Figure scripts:
———

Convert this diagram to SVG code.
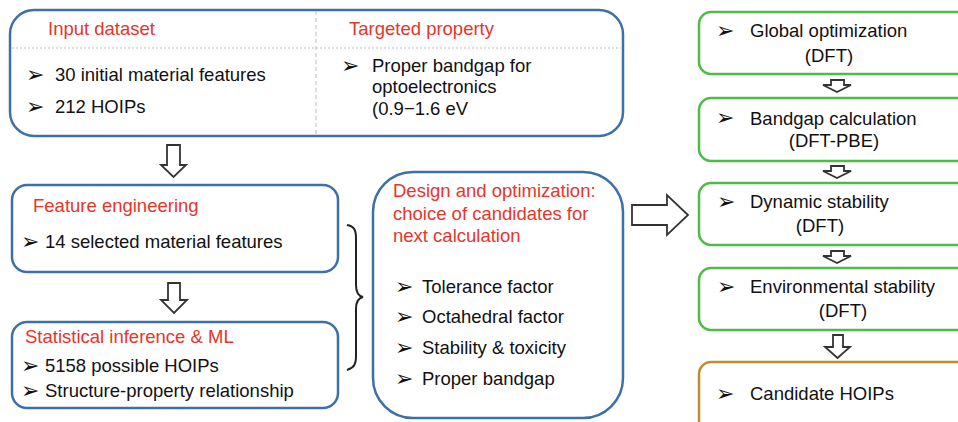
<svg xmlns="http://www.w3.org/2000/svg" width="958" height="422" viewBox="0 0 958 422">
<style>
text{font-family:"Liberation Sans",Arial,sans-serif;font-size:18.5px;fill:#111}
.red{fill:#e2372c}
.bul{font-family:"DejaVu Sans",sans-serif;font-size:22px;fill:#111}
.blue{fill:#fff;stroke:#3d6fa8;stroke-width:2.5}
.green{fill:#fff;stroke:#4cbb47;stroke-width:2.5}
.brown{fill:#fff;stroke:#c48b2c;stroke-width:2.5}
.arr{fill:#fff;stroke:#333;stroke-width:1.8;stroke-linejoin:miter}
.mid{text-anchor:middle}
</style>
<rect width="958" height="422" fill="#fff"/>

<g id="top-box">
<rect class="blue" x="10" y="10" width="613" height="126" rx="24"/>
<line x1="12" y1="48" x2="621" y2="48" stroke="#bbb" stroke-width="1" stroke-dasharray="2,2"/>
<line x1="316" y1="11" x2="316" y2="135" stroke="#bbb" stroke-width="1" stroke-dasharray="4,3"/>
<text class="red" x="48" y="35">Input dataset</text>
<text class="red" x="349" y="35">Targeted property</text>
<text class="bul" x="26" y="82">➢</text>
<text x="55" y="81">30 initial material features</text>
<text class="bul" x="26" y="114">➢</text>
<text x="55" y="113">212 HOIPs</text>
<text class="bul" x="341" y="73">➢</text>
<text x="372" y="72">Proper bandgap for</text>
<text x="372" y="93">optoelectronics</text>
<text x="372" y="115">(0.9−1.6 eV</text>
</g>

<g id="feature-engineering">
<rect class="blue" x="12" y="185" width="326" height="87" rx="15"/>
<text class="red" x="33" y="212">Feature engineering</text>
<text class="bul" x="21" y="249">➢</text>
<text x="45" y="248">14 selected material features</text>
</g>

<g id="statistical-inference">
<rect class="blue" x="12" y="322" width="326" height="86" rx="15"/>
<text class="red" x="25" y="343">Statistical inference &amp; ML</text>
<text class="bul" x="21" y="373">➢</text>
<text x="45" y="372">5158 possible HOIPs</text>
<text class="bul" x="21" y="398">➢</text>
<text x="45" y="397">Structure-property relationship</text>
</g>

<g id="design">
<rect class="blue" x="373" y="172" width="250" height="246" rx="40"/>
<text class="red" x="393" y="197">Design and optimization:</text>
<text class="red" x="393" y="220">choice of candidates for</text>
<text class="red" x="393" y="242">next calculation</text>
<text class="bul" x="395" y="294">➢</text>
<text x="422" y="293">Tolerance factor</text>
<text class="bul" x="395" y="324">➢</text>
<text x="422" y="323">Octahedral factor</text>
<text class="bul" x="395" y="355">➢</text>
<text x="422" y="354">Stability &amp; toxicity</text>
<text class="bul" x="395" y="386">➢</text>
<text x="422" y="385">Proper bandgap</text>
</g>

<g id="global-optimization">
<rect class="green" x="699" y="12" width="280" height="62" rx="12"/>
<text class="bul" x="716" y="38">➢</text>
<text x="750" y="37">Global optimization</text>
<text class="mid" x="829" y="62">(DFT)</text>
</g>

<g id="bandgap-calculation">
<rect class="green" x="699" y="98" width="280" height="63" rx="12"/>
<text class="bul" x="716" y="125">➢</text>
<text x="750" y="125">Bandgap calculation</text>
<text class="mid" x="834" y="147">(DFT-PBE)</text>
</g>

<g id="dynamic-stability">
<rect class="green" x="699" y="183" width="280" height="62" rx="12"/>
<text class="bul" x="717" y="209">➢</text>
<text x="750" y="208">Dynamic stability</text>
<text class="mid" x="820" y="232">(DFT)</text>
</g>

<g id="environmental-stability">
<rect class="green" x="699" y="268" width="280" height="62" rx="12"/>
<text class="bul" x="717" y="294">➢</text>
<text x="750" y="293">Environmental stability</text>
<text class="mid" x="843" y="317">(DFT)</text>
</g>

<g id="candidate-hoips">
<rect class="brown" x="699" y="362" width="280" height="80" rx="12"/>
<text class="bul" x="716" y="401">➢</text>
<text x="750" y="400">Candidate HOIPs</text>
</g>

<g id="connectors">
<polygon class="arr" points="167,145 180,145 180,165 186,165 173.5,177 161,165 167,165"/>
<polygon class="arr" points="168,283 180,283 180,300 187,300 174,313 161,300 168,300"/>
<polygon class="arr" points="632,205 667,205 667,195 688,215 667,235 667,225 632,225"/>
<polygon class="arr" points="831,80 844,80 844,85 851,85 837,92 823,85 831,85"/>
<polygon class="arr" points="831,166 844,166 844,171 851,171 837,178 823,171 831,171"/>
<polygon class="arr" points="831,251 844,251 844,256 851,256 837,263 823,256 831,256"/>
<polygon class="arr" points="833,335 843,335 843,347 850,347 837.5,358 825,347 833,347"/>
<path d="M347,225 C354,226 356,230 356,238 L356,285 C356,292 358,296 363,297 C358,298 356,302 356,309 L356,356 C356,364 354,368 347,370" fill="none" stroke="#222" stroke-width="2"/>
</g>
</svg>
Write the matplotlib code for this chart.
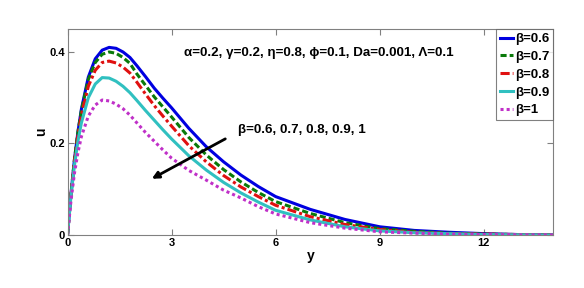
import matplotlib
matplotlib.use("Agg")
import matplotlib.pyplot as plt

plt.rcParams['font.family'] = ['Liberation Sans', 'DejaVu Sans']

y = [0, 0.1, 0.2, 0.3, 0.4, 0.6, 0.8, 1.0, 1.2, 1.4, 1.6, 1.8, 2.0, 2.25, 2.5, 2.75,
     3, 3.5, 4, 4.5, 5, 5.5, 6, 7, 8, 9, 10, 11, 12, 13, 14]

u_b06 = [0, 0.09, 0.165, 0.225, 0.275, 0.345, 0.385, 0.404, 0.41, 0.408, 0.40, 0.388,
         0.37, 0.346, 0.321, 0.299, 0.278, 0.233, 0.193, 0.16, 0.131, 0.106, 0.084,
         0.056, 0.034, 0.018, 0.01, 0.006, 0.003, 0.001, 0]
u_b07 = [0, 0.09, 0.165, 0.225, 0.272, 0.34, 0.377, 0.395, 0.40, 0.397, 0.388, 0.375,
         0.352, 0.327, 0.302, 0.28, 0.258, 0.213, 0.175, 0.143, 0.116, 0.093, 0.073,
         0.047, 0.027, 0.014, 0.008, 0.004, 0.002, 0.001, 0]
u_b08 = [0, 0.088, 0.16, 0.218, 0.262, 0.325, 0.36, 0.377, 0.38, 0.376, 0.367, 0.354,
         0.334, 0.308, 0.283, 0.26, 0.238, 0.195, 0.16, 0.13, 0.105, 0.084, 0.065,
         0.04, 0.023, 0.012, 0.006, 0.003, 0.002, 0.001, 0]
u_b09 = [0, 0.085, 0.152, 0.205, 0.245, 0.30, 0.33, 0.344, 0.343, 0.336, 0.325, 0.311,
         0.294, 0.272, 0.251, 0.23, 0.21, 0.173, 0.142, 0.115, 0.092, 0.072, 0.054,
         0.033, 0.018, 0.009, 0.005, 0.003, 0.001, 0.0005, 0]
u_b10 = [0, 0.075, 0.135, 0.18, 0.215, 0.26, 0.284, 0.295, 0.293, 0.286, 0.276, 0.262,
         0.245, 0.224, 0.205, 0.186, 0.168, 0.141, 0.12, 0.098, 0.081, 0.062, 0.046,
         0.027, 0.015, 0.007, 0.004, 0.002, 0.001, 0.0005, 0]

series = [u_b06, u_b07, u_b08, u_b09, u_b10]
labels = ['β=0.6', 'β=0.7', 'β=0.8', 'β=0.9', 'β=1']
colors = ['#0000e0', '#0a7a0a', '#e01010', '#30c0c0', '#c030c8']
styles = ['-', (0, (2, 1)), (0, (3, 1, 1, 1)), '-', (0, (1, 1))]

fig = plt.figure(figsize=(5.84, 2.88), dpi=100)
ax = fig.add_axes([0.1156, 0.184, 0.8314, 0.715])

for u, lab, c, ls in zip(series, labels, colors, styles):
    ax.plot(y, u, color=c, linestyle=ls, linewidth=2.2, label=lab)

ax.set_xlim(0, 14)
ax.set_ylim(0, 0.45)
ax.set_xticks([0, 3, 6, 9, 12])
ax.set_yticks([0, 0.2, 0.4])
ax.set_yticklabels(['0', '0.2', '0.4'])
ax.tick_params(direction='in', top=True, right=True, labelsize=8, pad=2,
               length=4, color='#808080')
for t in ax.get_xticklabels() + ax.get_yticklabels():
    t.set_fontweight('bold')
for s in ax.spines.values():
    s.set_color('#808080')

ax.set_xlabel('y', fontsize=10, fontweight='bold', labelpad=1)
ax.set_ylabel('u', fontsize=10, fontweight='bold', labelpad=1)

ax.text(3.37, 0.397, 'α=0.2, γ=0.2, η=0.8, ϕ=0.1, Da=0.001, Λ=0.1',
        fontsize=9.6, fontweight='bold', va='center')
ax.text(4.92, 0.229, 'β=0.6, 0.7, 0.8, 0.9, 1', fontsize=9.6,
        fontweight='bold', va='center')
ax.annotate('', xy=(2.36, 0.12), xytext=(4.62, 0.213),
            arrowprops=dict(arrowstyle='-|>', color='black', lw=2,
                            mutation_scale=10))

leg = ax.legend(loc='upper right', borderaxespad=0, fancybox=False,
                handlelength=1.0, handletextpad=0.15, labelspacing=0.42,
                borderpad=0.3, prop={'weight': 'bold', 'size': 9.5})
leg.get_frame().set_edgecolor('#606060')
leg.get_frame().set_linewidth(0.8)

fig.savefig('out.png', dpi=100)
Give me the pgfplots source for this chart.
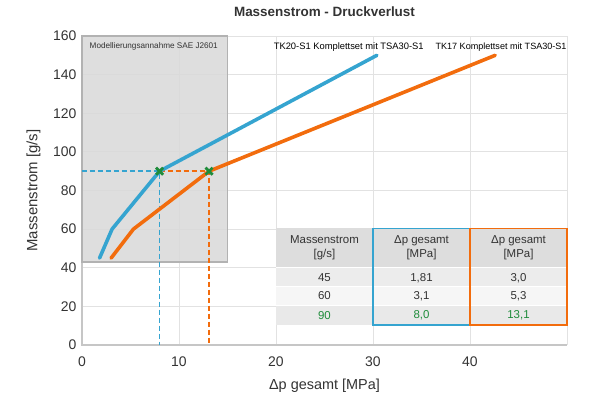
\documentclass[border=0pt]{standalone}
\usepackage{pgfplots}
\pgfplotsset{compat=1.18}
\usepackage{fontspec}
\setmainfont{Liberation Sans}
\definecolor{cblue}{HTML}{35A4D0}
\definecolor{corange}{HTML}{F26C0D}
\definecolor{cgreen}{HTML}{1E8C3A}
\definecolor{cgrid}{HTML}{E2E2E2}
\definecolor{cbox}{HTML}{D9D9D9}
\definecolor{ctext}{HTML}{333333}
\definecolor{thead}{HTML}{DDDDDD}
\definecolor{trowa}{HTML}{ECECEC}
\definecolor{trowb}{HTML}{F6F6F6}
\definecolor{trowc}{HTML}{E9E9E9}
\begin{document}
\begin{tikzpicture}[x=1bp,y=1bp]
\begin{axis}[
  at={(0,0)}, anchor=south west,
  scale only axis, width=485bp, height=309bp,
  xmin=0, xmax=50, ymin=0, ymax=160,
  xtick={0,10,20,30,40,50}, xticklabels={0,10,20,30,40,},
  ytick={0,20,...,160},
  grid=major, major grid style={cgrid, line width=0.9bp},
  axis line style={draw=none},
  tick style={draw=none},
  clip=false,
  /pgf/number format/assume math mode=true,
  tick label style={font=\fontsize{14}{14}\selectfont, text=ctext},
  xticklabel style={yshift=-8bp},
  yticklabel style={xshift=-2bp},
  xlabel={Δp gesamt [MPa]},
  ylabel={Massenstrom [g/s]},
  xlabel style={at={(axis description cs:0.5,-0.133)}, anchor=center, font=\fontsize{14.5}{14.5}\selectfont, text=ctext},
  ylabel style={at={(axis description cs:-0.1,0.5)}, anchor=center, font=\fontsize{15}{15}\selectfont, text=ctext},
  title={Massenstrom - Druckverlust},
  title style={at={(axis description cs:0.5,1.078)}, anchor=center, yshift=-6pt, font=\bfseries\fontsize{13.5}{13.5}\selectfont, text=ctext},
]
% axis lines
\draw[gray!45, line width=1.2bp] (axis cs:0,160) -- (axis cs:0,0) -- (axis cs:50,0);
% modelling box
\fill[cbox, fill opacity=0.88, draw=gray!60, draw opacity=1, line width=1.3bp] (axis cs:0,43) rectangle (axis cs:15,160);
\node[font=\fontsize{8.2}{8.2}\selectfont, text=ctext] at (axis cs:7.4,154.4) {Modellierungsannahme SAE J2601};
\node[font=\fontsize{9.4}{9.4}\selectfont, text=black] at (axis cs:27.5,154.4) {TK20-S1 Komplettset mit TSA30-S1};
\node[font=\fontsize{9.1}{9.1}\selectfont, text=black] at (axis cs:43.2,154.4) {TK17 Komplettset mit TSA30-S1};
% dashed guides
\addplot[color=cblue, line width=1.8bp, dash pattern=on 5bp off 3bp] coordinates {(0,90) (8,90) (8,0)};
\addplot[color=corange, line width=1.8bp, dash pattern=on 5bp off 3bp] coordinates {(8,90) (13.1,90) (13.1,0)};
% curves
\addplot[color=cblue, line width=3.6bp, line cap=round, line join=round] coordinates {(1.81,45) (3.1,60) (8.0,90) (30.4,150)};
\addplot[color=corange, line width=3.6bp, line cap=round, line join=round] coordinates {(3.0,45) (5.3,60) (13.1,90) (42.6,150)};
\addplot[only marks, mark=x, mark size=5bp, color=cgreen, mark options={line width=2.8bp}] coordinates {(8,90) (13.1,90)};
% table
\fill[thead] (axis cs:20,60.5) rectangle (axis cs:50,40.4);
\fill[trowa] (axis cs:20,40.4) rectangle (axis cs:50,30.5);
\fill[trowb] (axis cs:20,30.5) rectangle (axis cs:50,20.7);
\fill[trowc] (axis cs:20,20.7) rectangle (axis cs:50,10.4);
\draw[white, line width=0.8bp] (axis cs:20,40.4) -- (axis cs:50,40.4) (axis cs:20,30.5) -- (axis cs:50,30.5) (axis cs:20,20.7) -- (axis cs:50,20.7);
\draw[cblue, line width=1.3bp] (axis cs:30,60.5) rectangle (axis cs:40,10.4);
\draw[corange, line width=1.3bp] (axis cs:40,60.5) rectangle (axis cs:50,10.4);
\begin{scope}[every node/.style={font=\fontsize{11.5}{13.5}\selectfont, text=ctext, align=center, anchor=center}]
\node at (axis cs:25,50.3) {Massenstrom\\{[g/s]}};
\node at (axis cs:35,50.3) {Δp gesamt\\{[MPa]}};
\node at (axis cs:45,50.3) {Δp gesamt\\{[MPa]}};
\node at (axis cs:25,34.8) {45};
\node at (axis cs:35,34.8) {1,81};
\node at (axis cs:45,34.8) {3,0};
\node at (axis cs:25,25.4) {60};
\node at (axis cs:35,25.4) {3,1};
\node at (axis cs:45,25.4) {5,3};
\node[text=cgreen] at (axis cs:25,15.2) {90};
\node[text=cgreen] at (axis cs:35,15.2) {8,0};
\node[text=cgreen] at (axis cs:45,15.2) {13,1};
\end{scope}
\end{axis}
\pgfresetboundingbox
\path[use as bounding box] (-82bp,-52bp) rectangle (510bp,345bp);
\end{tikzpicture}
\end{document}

———

WHAT TO PRODUCE → Skip the pictures and repeat, word for word, the lines from the one containing "Write the matplotlib code for this chart." to the one containing "12, 13, 14]", keeping both of those lines.

THE RESULT →
Write the matplotlib code for this chart.
import matplotlib
matplotlib.use("Agg")
import matplotlib.pyplot as plt

plt.rcParams['font.family'] = ['Liberation Sans', 'DejaVu Sans']

y = [0, 0.1, 0.2, 0.3, 0.4, 0.6, 0.8, 1.0, 1.2, 1.4, 1.6, 1.8, 2.0, 2.25, 2.5, 2.75,
     3, 3.5, 4, 4.5, 5, 5.5, 6, 7, 8, 9, 10, 11, 12, 13, 14]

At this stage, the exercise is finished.